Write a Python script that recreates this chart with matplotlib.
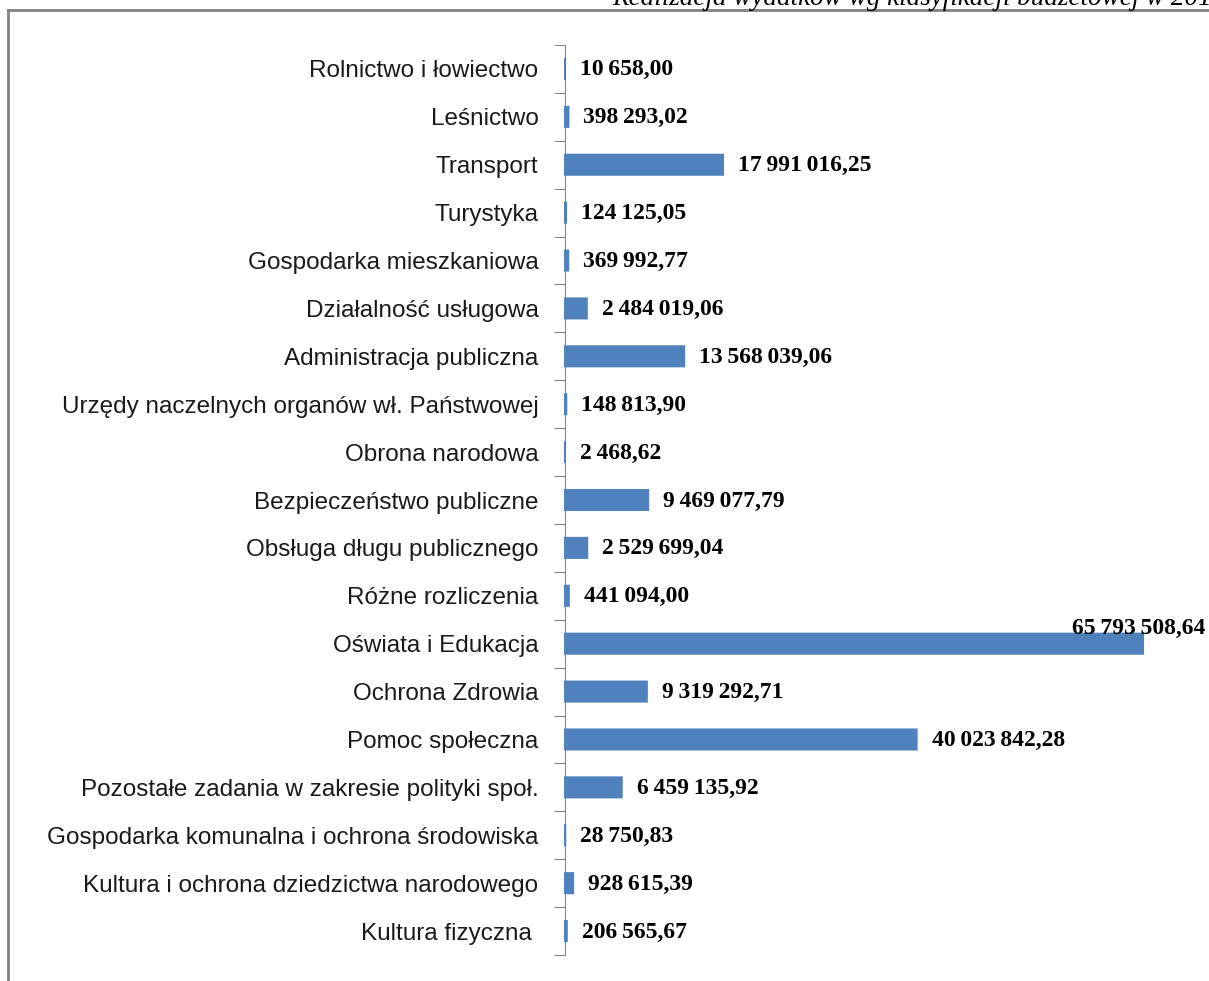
import matplotlib.pyplot as plt
from matplotlib.lines import Line2D

categories = [
    "Rolnictwo i łowiectwo",
    "Leśnictwo",
    "Transport",
    "Turystyka",
    "Gospodarka mieszkaniowa",
    "Działalność usługowa",
    "Administracja publiczna",
    "Urzędy naczelnych organów wł. Państwowej",
    "Obrona narodowa",
    "Bezpieczeństwo publiczne",
    "Obsługa długu publicznego",
    "Różne rozliczenia",
    "Oświata i Edukacja",
    "Ochrona Zdrowia",
    "Pomoc społeczna",
    "Pozostałe zadania w zakresie polityki społ.",
    "Gospodarka komunalna i ochrona środowiska",
    "Kultura i ochrona dziedzictwa narodowego",
    "Kultura fizyczna ",
]
values = [10658.00, 398293.02, 17991016.25, 124125.05, 369992.77, 2484019.06,
          13568039.06, 148813.90, 2468.62, 9469077.79, 2529699.04, 441094.00,
          65793508.64, 9319292.71, 40023842.28, 6459135.92, 28750.83,
          928615.39, 206565.67]
title = "Realizacja wydatków wg klasyfikacji budżetowej w 2012"


def fmt(v):
    s = f"{v:,.2f}"
    return s.replace(",", "\u2009").replace(".", ",")


fig = plt.figure(figsize=(12.09, 9.81), dpi=100)
ax = fig.add_axes([565 / 1209, 1 - 955 / 981, (1180 - 565) / 1209, 910 / 981])

n = len(categories)
pos = list(range(n))
bars = ax.barh(pos, values, height=0.42, color="#4F81BD", edgecolor="#4F81BD",
               linewidth=1.4, zorder=3)
for b in bars:
    b.set_snap(False)
    b.set_clip_on(False)
ax.set_ylim(n - 0.5, -0.5)
ax.set_xlim(0, 70e6)

for sp in ["top", "right", "bottom"]:
    ax.spines[sp].set_visible(False)
ax.spines["left"].set_color("#868686")
ax.set_xticks([])

ax.set_yticks([p - 0.5 for p in pos] + [n - 0.5])
ax.set_yticklabels([])
ax.tick_params(axis="y", which="major", length=8, color="#868686", direction="out")
ax.set_yticks(pos, minor=True)
ax.set_yticklabels(categories, minor=True, fontsize=17.5, family="Liberation Sans",
                   color="#1a1a1a")
ax.tick_params(axis="y", which="minor", length=0, pad=19)

vmax = max(values)
for p, v in zip(pos, values):
    if v == vmax:
        ax.annotate(fmt(v), (v, p), xytext=(62, 15), textcoords="offset pixels",
                    ha="right", va="center", fontsize=17, fontweight="bold",
                    family="Liberation Serif")
    else:
        ax.annotate(fmt(v), (v, p), xytext=(15, -1), textcoords="offset pixels",
                    ha="left", va="center", fontsize=17, fontweight="bold",
                    family="Liberation Serif")

# page frame
fig.add_artist(Line2D([8 / 1209, 8 / 1209], [0, 1 - 10 / 981], color="#808080", lw=2))
fig.add_artist(Line2D([8 / 1209, 1], [1 - 10 / 981, 1 - 10 / 981], color="#808080", lw=2))
fig.text(612 / 1209, 1 - 5 / 981, title, ha="left", va="baseline", fontsize=19.5,
         style="italic", family="Liberation Serif")

fig.savefig("out.png", dpi=100)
□ □ □
- [WHAT YOU WILL DO]
What is needed is an exact reproduction of the data, pictures excluded.

- [RESULT]
Write a Python script that recreates this chart with matplotlib.
import matplotlib.pyplot as plt
from matplotlib.lines import Line2D

categories = [
    "Rolnictwo i łowiectwo",
    "Leśnictwo",
    "Transport",
    "Turystyka",
    "Gospodarka mieszkaniowa",
    "Działalność usługowa",
    "Administracja publiczna",
    "Urzędy naczelnych organów wł. Państwowej",
    "Obrona narodowa",
    "Bezpieczeństwo publiczne",
    "Obsługa długu publicznego",
    "Różne rozliczenia",
    "Oświata i Edukacja",
    "Ochrona Zdrowia",
    "Pomoc społeczna",
    "Pozostałe zadania w zakresie polityki społ.",
    "Gospodarka komunalna i ochrona środowiska",
    "Kultura i ochrona dziedzictwa narodowego",
    "Kultura fizyczna ",
]
values = [10658.00, 398293.02, 17991016.25, 124125.05, 369992.77, 2484019.06,
          13568039.06, 148813.90, 2468.62, 9469077.79, 2529699.04, 441094.00,
          65793508.64, 9319292.71, 40023842.28, 6459135.92, 28750.83,
          928615.39, 206565.67]
title = "Realizacja wydatków wg klasyfikacji budżetowej w 2012"


def fmt(v):
    s = f"{v:,.2f}"
    return s.replace(",", "\u2009").replace(".", ",")


fig = plt.figure(figsize=(12.09, 9.81), dpi=100)
ax = fig.add_axes([565 / 1209, 1 - 955 / 981, (1180 - 565) / 1209, 910 / 981])

n = len(categories)
pos = list(range(n))
bars = ax.barh(pos, values, height=0.42, color="#4F81BD", edgecolor="#4F81BD",
               linewidth=1.4, zorder=3)
for b in bars:
    b.set_snap(False)
    b.set_clip_on(False)
ax.set_ylim(n - 0.5, -0.5)
ax.set_xlim(0, 70e6)

for sp in ["top", "right", "bottom"]:
    ax.spines[sp].set_visible(False)
ax.spines["left"].set_color("#868686")
ax.set_xticks([])

ax.set_yticks([p - 0.5 for p in pos] + [n - 0.5])
ax.set_yticklabels([])
ax.tick_params(axis="y", which="major", length=8, color="#868686", direction="out")
ax.set_yticks(pos, minor=True)
ax.set_yticklabels(categories, minor=True, fontsize=17.5, family="Liberation Sans",
                   color="#1a1a1a")
ax.tick_params(axis="y", which="minor", length=0, pad=19)

vmax = max(values)
for p, v in zip(pos, values):
    if v == vmax:
        ax.annotate(fmt(v), (v, p), xytext=(62, 15), textcoords="offset pixels",
                    ha="right", va="center", fontsize=17, fontweight="bold",
                    family="Liberation Serif")
    else:
        ax.annotate(fmt(v), (v, p), xytext=(15, -1), textcoords="offset pixels",
                    ha="left", va="center", fontsize=17, fontweight="bold",
                    family="Liberation Serif")

# page frame
fig.add_artist(Line2D([8 / 1209, 8 / 1209], [0, 1 - 10 / 981], color="#808080", lw=2))
fig.add_artist(Line2D([8 / 1209, 1], [1 - 10 / 981, 1 - 10 / 981], color="#808080", lw=2))
fig.text(612 / 1209, 1 - 5 / 981, title, ha="left", va="baseline", fontsize=19.5,
         style="italic", family="Liberation Serif")

fig.savefig("out.png", dpi=100)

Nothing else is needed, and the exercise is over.